● Source data
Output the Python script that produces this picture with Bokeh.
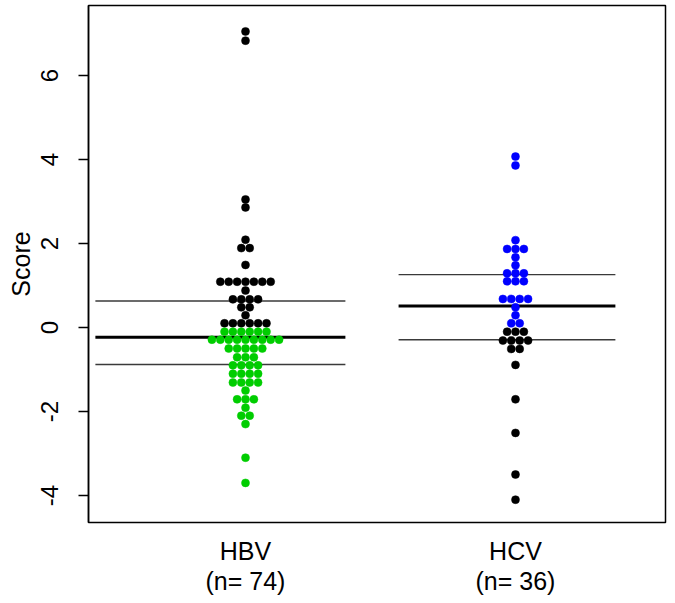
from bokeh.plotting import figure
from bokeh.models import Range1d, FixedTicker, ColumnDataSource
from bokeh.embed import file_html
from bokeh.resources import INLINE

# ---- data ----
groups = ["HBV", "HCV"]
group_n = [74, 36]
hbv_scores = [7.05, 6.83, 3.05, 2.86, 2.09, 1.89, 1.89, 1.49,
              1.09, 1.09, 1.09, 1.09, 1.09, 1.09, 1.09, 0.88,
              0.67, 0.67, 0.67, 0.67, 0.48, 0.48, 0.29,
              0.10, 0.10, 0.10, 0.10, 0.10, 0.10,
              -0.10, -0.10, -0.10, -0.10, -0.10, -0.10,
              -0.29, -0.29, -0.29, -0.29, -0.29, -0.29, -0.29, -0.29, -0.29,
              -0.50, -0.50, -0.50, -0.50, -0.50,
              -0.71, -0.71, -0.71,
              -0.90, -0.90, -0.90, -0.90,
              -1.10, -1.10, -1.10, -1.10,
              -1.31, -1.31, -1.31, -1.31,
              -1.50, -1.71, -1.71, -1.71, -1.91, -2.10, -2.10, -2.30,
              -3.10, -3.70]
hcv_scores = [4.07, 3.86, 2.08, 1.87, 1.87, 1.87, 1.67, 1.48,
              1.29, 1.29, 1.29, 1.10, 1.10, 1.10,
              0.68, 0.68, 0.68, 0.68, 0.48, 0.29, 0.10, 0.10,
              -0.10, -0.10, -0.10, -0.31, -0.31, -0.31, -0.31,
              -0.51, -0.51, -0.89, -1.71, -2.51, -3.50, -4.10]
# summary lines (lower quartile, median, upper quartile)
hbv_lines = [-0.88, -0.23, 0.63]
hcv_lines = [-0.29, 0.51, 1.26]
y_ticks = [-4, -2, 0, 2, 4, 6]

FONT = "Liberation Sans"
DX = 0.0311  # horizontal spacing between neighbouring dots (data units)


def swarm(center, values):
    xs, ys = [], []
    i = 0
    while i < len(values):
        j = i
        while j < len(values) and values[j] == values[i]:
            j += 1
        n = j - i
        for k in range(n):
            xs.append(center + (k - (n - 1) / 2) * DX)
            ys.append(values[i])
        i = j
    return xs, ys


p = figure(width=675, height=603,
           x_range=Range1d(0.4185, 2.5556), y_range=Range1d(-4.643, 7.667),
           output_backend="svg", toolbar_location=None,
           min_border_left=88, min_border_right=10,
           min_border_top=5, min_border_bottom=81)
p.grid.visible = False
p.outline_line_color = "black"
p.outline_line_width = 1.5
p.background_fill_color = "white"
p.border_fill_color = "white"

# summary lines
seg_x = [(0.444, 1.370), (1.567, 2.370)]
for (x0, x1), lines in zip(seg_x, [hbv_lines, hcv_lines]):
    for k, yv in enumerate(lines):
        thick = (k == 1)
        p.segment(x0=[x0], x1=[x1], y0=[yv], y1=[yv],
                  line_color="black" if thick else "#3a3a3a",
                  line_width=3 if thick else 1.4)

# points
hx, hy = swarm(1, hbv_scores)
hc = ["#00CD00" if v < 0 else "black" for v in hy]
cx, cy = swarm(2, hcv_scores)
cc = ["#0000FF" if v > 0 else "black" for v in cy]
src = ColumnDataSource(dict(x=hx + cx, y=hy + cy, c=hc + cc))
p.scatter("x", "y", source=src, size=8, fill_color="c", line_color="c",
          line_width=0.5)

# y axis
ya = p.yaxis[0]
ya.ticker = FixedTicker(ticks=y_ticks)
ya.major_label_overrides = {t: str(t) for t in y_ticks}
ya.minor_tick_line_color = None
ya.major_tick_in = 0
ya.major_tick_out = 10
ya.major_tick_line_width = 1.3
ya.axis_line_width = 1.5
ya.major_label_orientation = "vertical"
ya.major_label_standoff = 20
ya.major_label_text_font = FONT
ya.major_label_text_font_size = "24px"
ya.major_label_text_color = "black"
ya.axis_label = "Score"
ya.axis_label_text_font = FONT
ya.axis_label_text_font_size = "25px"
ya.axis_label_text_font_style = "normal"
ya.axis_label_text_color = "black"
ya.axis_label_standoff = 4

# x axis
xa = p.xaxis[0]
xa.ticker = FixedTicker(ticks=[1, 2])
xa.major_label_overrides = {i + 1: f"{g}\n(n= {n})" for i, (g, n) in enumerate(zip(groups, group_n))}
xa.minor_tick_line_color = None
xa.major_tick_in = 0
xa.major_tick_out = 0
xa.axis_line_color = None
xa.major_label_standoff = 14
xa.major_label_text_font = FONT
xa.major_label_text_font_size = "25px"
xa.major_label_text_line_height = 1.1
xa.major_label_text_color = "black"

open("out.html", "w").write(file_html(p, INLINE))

● What the task requires
Take the lines from the start of the material to the line with "from bokeh.resources import INLINE", both included, and transcribe them exactly without the pictures.

● Output of the task
Output the Python script that produces this picture with Bokeh.
from bokeh.plotting import figure
from bokeh.models import Range1d, FixedTicker, ColumnDataSource
from bokeh.embed import file_html
from bokeh.resources import INLINE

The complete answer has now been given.